O filme se desenvolve praticamente todo dentro da casa, contendo cenas externas apenas nas raras vezes em que a protagonista vai para a rua. Isto evidencia a abordagem intimista da história, o que nos torna cúmplices do drama da personagem título à medida que seguimos seus passos, fortalecendo nossa empatia por ela, mesmo que às vezes discordemos de suas ações.

Tais relações de cumplicidade com o público e distanciamento psicoafetivo da protagonista para com os demais são enfatizadas logo na primeira cena, que provavelmente é uma das mais determinantes do longa. Em meio a sons de talheres e conversas banais vindos da sala de jantar, Raquel come sozinha na cozinha e olha em direção à câmera – como se percebendo a presença do espectador – enquanto o título da obra é impresso na tela.

O roteiro de Silva e Pedro Peirano constrói a personagem e desenvolve a narrativa pacientemente, valorizando cenas que mostram a rotina da empregada e a dinâmica familiar. Os diálogos e as situações cotidianas facilitam a identificação do público e reforçam o caráter naturalista do longa. O tom levemente cômico soa autêntico e é muito bem-vindo, pois sem ele o andamento da história poderia ser maçante, principalmente durante o primeiro ato.

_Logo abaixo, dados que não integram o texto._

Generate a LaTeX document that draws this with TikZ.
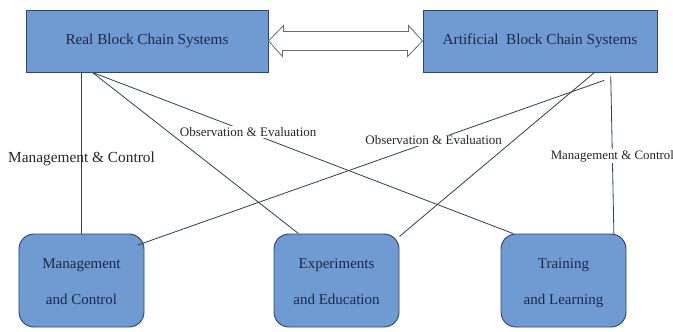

Danielle Fillios faz questão de acompanhar o andamento completo das ações em sua montagem, possibilitando uma familiarização maior do espectador com o ambiente e os personagens por meio de um ritmo tranquilo, quase em tempo real. Dessa forma, as elipses são apenas subentendidas, sendo imperceptíveis no desenrolar da trama.

A fotografia de Sergio Armstrong caminha no mesmo tom naturalista do roteiro, com a câmera na mão que registra os momentos de modo tão integrado à narrativa que parece ser manipulada por um personagem do próprio filme. Aproveitando-se muito de iluminação natural, Armstrong compõe uma imagem dessaturada e realista que vai ao encontro da textura digital empregada. Ainda assim, ocorre uma saturação das cores que traduzem os sentimentos de Raquel em um momento específico da história, revelando a preocupação do diretor de fotografia para além da técnica.

Já tendo trabalhado com o diretor em seu primeiro longa, “La Vida Me Mata”, Saavedra entrega uma atuação majestosa, utilizando-se de uma linguagem corporal carrancuda que revela muito sobre o comportamento antiassertivo da personagem ao mesmo tempo em que compensa suas poucas falas – uma escolha acertada do roteiro. Este trabalho rendeu nada menos que merecidos 12 prêmios para a atriz, além de outras duas indicações.

Ironicamente, a única grande falha do filme vem justamente do roteiro, que apresenta de forma inusitada um novo elemento que remete à personalidade de Raquel e soa estranho em relação ao que já conhecemos sobre a personagem, embora gere curiosidade. O problema é que isto não é mais trabalhado durante o longa e deixa uma ponta solta que só não passa batida por ser de grande importância para a compreensão das motivações da personagem, sendo uma falha no laço tão fortemente construído entre esta e o espectador.

Equilibrando comédia e drama como só um filme que não se prende a gêneros poderia fazer, “A Criada” é tecnicamente modesto e artisticamente inspirador. O roteiro consistente e a direção centrada na protagonista são as chaves mestras da obra, que ganhou quase trinta prêmios ao redor do mundo e merece ser visto pelos amantes de boas histórias que valorizam os dramas humanos.